As the Holy Father teaches, “what the Church tradition calls the spiritual and corporal works of mercy…remind us that faith finds expression in concrete everyday actions meant to help our neighbors in body and spirit:  by feeding, visiting, comforting and instructing them.  On such things,” Pope Francis writes, “will we be judged.” 

While, perhaps, most of us are not able to offer personally these works of mercy to those suffering terrible afflictions across the globe, we can, we must be attentive to the hurting in our neighborhoods.

Many of our parish families have a long history of social outreach to the hurting. Organizations such as Catholic Charities, the Knights of Columbus, St. Vincent de Paul Society, Catholic Daughters of the Americas, to name just a few, along with local Church and community groups are engaged in the corporal and spiritual works of mercy.  This Lent can be the occasion where I consider my own participation in such works in my own neighborhood.

I pray that through the graces and spiritual strength we receive from our participation at Eucharist and other Lenten devotional practices, God’s mercy can clear our vision to see the hurting in our midst and transform our hearts to respond with tenderness and compassion to their needs.  Let us pray for one another. 


Lenten regulations for 2016

February 10 is Ash Wednesday, which marks the beginning of the Season of Lent.

All Catholics who have reached their 14th birthday are bound to abstain totally from meat on the following days:  Ash Wednesday, all Fridays of Lent, & Good Friday.

All Catholics between the ages of 18 and 59 are bound also to observe the Law of Fast on the following days:  Ash Wednesday (February 10) and Good Friday (March 25).  Fasting, that is, eating less, involves limiting oneself to a single full meal and avoiding food between meals.  Lighter nourishment may be taken on two other occasions in the course of the day.

Prayer & penance
The entire season of Lent should be observed in a spirit of prayer and penance. Spending extra time in prayer or Bible study, attending daily Mass, voluntary sacrifice and self-denial, combined with works of charity and service to others, are all excellent ways to obey the Lord's command to reform our lives and to prepare for the joyful celebration of Easter. 
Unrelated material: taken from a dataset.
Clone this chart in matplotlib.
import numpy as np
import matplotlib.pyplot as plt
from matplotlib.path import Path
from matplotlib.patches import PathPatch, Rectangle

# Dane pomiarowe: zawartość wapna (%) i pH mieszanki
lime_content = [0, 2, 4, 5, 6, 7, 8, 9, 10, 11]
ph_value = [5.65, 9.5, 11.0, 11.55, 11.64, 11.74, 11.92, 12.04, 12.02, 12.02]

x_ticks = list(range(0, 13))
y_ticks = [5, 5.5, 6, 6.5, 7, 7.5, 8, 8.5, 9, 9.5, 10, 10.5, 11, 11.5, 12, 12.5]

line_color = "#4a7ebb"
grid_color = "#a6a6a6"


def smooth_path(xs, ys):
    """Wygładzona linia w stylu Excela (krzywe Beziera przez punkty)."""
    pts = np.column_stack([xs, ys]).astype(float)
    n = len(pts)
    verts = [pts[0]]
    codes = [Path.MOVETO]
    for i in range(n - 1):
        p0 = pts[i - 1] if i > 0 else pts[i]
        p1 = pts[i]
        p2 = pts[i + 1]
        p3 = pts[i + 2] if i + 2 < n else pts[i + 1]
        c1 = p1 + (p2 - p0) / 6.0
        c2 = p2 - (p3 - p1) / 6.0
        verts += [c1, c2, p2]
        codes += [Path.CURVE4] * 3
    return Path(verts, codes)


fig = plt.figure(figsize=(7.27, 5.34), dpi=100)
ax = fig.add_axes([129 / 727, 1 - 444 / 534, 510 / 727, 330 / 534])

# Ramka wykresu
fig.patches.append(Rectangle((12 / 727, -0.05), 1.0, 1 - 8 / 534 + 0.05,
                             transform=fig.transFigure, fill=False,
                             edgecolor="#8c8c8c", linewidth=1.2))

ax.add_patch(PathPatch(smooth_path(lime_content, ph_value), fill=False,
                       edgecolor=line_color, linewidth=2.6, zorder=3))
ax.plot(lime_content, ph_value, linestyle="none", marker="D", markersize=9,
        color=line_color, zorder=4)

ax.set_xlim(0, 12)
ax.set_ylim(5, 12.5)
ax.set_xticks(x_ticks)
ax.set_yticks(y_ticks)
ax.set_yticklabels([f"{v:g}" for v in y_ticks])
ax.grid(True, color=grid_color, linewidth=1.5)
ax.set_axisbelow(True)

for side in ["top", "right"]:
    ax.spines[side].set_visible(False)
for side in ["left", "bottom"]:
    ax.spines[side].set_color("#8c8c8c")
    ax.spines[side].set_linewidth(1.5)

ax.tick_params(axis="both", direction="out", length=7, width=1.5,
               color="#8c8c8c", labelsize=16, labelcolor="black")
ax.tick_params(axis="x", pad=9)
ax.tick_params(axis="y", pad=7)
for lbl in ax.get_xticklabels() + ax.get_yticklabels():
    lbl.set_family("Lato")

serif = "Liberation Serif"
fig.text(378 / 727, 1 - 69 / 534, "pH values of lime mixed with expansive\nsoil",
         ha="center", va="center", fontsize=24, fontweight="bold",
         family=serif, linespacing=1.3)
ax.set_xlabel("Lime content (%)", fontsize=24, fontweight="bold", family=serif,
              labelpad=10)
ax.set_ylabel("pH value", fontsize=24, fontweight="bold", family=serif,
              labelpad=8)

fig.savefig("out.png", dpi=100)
Parishes are highly encouraged to offer periods of Eucharistic Adoration during the Lenten Season, as well as, the traditional devotions of the Stations of the Cross and the recitation of the Rosary.  In addition, during this Jubilee Year of Mercy, Pope Francis is asking the Catholic faithful to turn their attention to and live out in an even fuller way this Lent the Corporal and Spiritual Works of Mercy.

Sacrament of Penance
During this Jubilee Year of Mercy, Pope Francis has asked all Diocesan churches to highlight the Sacrament of Penance.  In particular, the Holy Father is asking all bishops and priests to dedicate the 24-hour period of March 4 & 5 as “24 Hours for the Lord” with a world-wide celebration of the Sacrament of Penance accompanied by

Eucharistic Adoration in all parishes.  Parish priests are asked to plan their schedules accordingly to observe this request of the Pope.  In addition, parishes might want to adopt the model of dedicating one Lenten evening each week to providing occasion for the Sacrament of Penance, as suggested in previous years.

Easter duty
All Catholics who have reached the age of reason must confess their serious sins in the Sacrament of Penance at least once a year.  They must also receive Holy Communion at least once each year during the Easter season, which this year extends from February 14th, the First Sunday of Lent, until Trinity Sunday, May 22nd.
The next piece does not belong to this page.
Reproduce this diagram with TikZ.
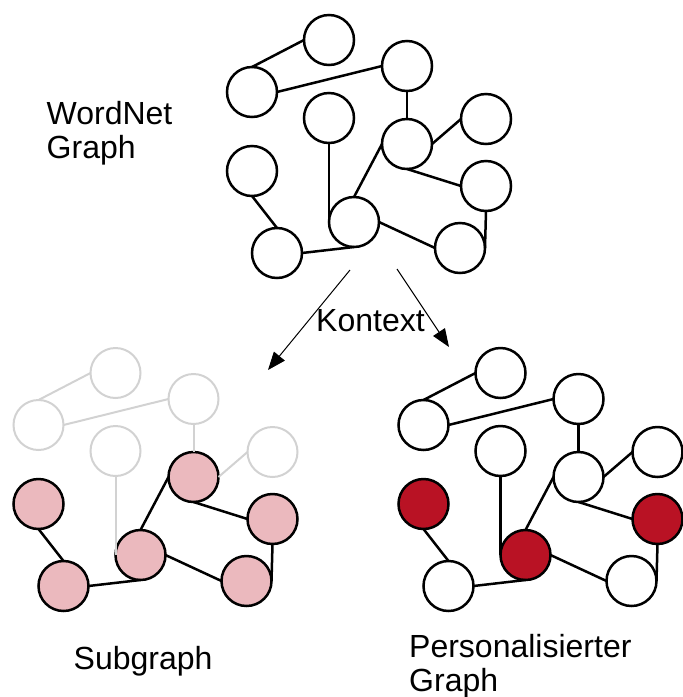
\documentclass[tikz,border=0pt]{standalone}
\usepackage{fontspec}
\setmainfont{Liberation Sans}
\usetikzlibrary{arrows.meta}

\definecolor{softpink}{RGB}{235,185,190}
\definecolor{deepred}{RGB}{185,18,36}
\definecolor{ghost}{RGB}{210,210,210}

\tikzset{
  vtx/.style={circle,draw=black,line width=2.5pt,fill=white,minimum size=50pt,inner sep=0pt,outer sep=0pt},
  link/.style={draw=black,line width=2.5pt},
  ghostly/.style={draw=ghost,line width=2pt},
  hilite/.style={fill=softpink},
  chosen/.style={fill=deepred},
  heading/.style={font=\fontsize{32}{34}\selectfont,inner sep=0pt,align=left},
  flow/.style={line width=1pt,-{Triangle[length=18pt,width=14pt]}},
  % per-graph hooks for vertices and links (empty by default)
  vA/.style={},vB/.style={},vC/.style={},vD/.style={},vE/.style={},vF/.style={},
  vG/.style={},vH/.style={},vI/.style={},vJ/.style={},vK/.style={},
  eAB/.style={},eBC/.style={},eCE/.style={},eEF/.style={},eEH/.style={},
  eEI/.style={},eDI/.style={},eGJ/.style={},eJI/.style={},eIK/.style={},eHK/.style={}
}

% the WordNet-style graph; #1 is a name prefix for its vertices
\newcommand\wordgraph[1]{%
  \node[vtx,vA] (#1A) at (329,40) {};
  \node[vtx,vB] (#1B) at (252,92) {};
  \node[vtx,vC] (#1C) at (407,66) {};
  \node[vtx,vD] (#1D) at (329,118) {};
  \node[vtx,vE] (#1E) at (407,144) {};
  \node[vtx,vF] (#1F) at (486,119) {};
  \node[vtx,vG] (#1G) at (252,171) {};
  \node[vtx,vH] (#1H) at (486,186) {};
  \node[vtx,vI] (#1I) at (354,222) {};
  \node[vtx,vJ] (#1J) at (277,253) {};
  \node[vtx,vK] (#1K) at (460,248) {};
  \draw[link,eAB] (#1A.west) -- (#1B.north);
  \draw[link,eBC] (#1B.east) -- (#1C.west);
  \draw[link,eCE] (#1C.south) -- (#1E.north);
  \draw[link,eEF] (#1E.east) -- (#1F.west);
  \draw[link,eEH] (#1E.south) -- (#1H.west);
  \draw[link,eEI] (#1E.west) -- (#1I.north);
  \draw[link,eDI] (#1D.south) -- (#1I.west);
  \draw[link,eGJ] (#1G.south) -- (#1J.north);
  \draw[link,eJI] (#1J.east) -- (#1I.south);
  \draw[link,eIK] (#1I.east) -- (#1K.west);
  \draw[link,eHK] (#1H.south) -- (#1K.east);
}

\begin{document}
\begin{tikzpicture}[x=1pt,y=-1pt]
  \useasboundingbox (0,0) rectangle (683,697);

  % full graph
  \wordgraph{w}
  % two-line titles are placed by the baseline of their last line
  \node[heading,anchor=base west] (wtitle) at (46.5,158) {WordNet\\Graph};

  % context arrows
  \coordinate (ls) at (350,270);
  \coordinate (le) at (268,370);
  \coordinate (rs) at (397,269);
  \coordinate (re) at (449,347);
  \draw[flow] (ls) -- (le);
  \draw[flow] (rs) -- (re);
  \node[heading,anchor=base west] (ctx) at (316,331) {Kontext};

  % subgraph
  \begin{scope}[shift={(-213.5,333)},
      vA/.style={ghostly},vB/.style={ghostly},vC/.style={ghostly},
      vD/.style={ghostly},vF/.style={ghostly},
      vE/.style={hilite},vG/.style={hilite},vH/.style={hilite},
      vI/.style={hilite},vJ/.style={hilite},vK/.style={hilite},
      eAB/.style={ghostly},eBC/.style={ghostly},eCE/.style={ghostly},
      eEF/.style={ghostly},eDI/.style={ghostly}]
    \wordgraph{s}
  \end{scope}
  \node[heading,anchor=base west] (stitle) at (73.5,669.3) {Subgraph};

  % personalised graph
  \begin{scope}[shift={(171.5,333)},
      vG/.style={chosen},vI/.style={chosen},vH/.style={chosen}]
    \wordgraph{p}
  \end{scope}
  \node[heading,anchor=base west] (ptitle) at (409,691.5) {Personalisierter\\Graph};
\end{tikzpicture}
\end{document}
Although other seasons are more suitable, the celebration of marriage and the Nuptial Mass are not forbidden during Lent, according to The Code of Canon Law.  When liturgical rules permit, the Ritual Mass for the Celebration of Marriage may be used and the nuptial blessing may be given.  However, you should advise the spouses and their guests to exercise proper restraint in accord with the penitential character of Lent.

All Christ’s faithful are obliged by divine law to do penance.  The days set aside for fast and abstinence in Lent are special ways of doing penance and are an expression of unity for all the Church.

Chrism Mass
A reminder that this year’s Chrism Mass will be celebrated on March 17 at 11 am at St. Mary’s Cathedral in Ogdensburg.  Details pertaining to this event will be forthcoming.

Funerals during
the Sacred Triduum
On Holy Thursday, Good Friday, and Holy Saturday, Funeral Masses may not be celebrated.  However, a Funeral Service consisting of the Liturgy of the Word and the Final Commendation may be held in Church.